Review: Bloodshot Monochrome by Patience Agbabi
Tuesday, July 1, 2008
Bloodshot Monochrome by Patience Agbabi
It's a thin book. However, if you're about to become the romper room for someone else's narratives, neuroses and hang-ups, it's cheery that the book is at least thin. They won't be here long. Maybe you can cope.
So Patience enters your romper room. 'Shots', the first of the five parts of this poetry collection, turns it around. She wants neither to invade, nor to assault. You've been invited into her sitting room, sat down with a glass of wine, and she gently soothes you with her lyrical voice. Don't be afraid, she says, I've serious things to say, but I'll say them gently, whilst the cat of my metre sits on your lap and purrs. It's okay to laugh, she says, when you get to 'On turning on the TV...' I'm glad you did, and was afraid you wouldn't.
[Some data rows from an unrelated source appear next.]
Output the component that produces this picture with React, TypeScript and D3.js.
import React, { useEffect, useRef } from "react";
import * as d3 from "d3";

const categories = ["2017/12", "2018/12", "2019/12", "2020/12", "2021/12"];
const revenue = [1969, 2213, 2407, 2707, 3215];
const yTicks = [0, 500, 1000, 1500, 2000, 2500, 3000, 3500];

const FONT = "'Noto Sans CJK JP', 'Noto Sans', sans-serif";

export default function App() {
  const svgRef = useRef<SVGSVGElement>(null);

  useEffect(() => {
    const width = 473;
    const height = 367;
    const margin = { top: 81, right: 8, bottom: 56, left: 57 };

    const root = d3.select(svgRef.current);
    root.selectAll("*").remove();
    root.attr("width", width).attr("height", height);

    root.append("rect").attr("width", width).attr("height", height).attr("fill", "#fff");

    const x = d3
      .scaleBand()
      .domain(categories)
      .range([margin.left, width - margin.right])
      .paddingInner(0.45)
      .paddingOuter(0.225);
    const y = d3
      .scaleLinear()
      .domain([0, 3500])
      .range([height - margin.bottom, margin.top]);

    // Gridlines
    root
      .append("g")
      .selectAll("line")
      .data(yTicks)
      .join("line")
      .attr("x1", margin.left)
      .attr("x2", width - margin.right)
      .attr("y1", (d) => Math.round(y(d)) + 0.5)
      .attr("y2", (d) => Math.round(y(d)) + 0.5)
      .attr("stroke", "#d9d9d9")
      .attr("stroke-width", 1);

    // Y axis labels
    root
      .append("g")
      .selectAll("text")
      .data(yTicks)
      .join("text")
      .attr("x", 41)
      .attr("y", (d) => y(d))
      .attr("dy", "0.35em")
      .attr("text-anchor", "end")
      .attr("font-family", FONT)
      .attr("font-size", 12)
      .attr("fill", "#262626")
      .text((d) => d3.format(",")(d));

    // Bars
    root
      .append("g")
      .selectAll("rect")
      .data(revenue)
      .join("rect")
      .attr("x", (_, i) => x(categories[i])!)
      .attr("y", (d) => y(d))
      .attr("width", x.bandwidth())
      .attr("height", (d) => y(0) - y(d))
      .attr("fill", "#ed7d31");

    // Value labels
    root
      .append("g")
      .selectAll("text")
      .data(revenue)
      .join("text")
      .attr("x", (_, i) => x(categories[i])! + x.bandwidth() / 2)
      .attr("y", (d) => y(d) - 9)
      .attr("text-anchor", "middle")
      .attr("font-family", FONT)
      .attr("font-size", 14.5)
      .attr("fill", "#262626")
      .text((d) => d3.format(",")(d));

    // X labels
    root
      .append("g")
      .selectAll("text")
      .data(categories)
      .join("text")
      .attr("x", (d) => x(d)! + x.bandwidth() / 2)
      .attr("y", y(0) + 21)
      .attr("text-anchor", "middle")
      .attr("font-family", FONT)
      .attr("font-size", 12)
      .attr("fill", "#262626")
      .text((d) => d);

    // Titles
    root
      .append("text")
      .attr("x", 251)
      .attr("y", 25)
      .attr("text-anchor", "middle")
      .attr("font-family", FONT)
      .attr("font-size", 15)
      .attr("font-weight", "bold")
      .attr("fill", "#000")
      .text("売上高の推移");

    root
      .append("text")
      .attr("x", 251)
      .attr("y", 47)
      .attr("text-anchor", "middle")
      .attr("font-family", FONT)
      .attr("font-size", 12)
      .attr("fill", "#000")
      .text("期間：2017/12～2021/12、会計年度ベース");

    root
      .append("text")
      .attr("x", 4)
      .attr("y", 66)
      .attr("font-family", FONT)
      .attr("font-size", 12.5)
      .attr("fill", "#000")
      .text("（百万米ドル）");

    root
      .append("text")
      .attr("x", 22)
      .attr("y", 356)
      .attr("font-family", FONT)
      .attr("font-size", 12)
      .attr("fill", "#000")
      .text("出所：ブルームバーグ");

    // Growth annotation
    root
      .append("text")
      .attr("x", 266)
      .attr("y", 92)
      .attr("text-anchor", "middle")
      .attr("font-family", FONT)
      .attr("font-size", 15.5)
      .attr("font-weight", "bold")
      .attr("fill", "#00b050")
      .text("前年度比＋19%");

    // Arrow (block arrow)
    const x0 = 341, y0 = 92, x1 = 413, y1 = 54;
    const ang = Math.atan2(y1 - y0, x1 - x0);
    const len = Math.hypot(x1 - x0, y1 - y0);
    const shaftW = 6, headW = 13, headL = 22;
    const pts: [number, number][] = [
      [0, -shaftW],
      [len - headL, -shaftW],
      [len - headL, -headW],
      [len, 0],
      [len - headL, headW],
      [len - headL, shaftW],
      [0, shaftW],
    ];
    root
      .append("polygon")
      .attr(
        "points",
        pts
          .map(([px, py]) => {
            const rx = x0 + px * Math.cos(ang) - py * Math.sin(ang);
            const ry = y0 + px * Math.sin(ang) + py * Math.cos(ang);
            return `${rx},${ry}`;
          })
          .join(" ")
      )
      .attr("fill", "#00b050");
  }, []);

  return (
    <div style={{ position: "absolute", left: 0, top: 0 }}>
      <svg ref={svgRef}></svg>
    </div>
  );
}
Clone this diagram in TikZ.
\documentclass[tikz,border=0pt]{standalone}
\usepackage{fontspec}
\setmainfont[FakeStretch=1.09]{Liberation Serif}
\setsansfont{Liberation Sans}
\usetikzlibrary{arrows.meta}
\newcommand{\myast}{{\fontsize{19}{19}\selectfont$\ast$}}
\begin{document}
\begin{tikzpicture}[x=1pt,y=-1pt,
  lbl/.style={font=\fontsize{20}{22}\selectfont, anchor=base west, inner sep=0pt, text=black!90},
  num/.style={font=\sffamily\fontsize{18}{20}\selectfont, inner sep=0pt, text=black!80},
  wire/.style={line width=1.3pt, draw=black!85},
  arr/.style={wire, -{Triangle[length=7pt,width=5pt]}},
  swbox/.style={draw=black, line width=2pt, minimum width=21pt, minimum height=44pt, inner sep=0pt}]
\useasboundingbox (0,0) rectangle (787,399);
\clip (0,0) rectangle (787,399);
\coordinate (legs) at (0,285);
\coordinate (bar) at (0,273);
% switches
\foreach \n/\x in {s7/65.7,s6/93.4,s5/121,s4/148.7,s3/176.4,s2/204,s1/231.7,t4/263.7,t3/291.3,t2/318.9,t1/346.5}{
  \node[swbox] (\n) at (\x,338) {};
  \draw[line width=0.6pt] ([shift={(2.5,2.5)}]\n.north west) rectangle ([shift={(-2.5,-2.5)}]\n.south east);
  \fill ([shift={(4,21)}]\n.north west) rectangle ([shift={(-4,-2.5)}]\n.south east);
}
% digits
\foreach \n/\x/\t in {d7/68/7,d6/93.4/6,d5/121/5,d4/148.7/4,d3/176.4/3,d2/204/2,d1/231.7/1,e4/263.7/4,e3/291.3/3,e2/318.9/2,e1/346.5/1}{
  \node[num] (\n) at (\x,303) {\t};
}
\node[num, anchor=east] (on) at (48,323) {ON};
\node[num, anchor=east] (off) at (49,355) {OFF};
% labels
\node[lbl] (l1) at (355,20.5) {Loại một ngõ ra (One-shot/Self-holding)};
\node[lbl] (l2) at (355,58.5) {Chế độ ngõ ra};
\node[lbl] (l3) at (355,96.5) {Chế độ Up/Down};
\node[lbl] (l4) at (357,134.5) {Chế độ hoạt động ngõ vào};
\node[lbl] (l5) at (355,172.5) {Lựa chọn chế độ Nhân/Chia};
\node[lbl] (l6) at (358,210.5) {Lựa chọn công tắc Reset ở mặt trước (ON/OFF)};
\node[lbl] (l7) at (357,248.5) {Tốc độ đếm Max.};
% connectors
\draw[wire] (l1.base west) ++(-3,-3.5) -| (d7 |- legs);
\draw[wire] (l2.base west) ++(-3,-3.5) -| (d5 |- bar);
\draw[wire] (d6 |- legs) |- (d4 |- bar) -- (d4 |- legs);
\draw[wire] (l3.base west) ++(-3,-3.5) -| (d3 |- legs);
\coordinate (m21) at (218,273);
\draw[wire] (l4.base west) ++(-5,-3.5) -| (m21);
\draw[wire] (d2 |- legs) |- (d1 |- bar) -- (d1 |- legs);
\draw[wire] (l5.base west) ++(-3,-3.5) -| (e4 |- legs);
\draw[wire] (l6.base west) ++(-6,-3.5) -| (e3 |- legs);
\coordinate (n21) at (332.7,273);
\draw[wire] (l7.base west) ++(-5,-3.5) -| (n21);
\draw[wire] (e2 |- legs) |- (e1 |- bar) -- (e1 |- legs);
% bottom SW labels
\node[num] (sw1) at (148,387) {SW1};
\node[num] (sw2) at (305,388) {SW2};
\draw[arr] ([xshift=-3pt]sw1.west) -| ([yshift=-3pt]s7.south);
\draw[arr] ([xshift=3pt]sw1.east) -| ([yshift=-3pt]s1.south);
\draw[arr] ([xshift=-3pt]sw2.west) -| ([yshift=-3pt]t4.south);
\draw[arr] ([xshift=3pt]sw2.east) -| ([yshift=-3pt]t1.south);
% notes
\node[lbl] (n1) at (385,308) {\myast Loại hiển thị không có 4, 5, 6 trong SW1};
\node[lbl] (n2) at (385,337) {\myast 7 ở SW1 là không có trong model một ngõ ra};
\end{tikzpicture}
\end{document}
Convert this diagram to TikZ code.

So that by the end of 'Shots', you want to stay some more and listen. This is as well, because the next two parts, 'Monologues' and 'Problem Pages' are not quite as successful. 'Josephine Baker Finds Herself' is a genuinely clever, successful poem. 'Yore my type' is amusing, but you have to wonder how successfully Patience has entered this other world, or are we sharing a misconception of an alien lifestyle? 'Problem Pages', where Patience has famous writers set her questions which she then answers, may appeal to some, and be a useful resource for literature teachers, but it left me cold after the first couple.
In 'Blood Letters', Patience seems to return to letting us share her experiences. Not as comfortable as 'Shots', but we know each other by now, and it's okay to dare a bit and exchange more personal stuff. Exchange? Reading a book of poems? Yeah, you'll be surprised how you start talking back. Until, with 'Black and White and Red All Over', you're shamed into silence. Momentarily. Patience is not a vicious woman.
The last section, 'Vicious Circle', is a long work. Fourteen paired stanzas, highly structured, clearly thought out. I'm not sure I got the story first time around, but as I made my goodbyes and left this writer's room, buttoning an imaginary coat against an imaginary wind, I didn't feel I'd wasted time. I wanted to visit again, maybe ask some more questions. A good time out.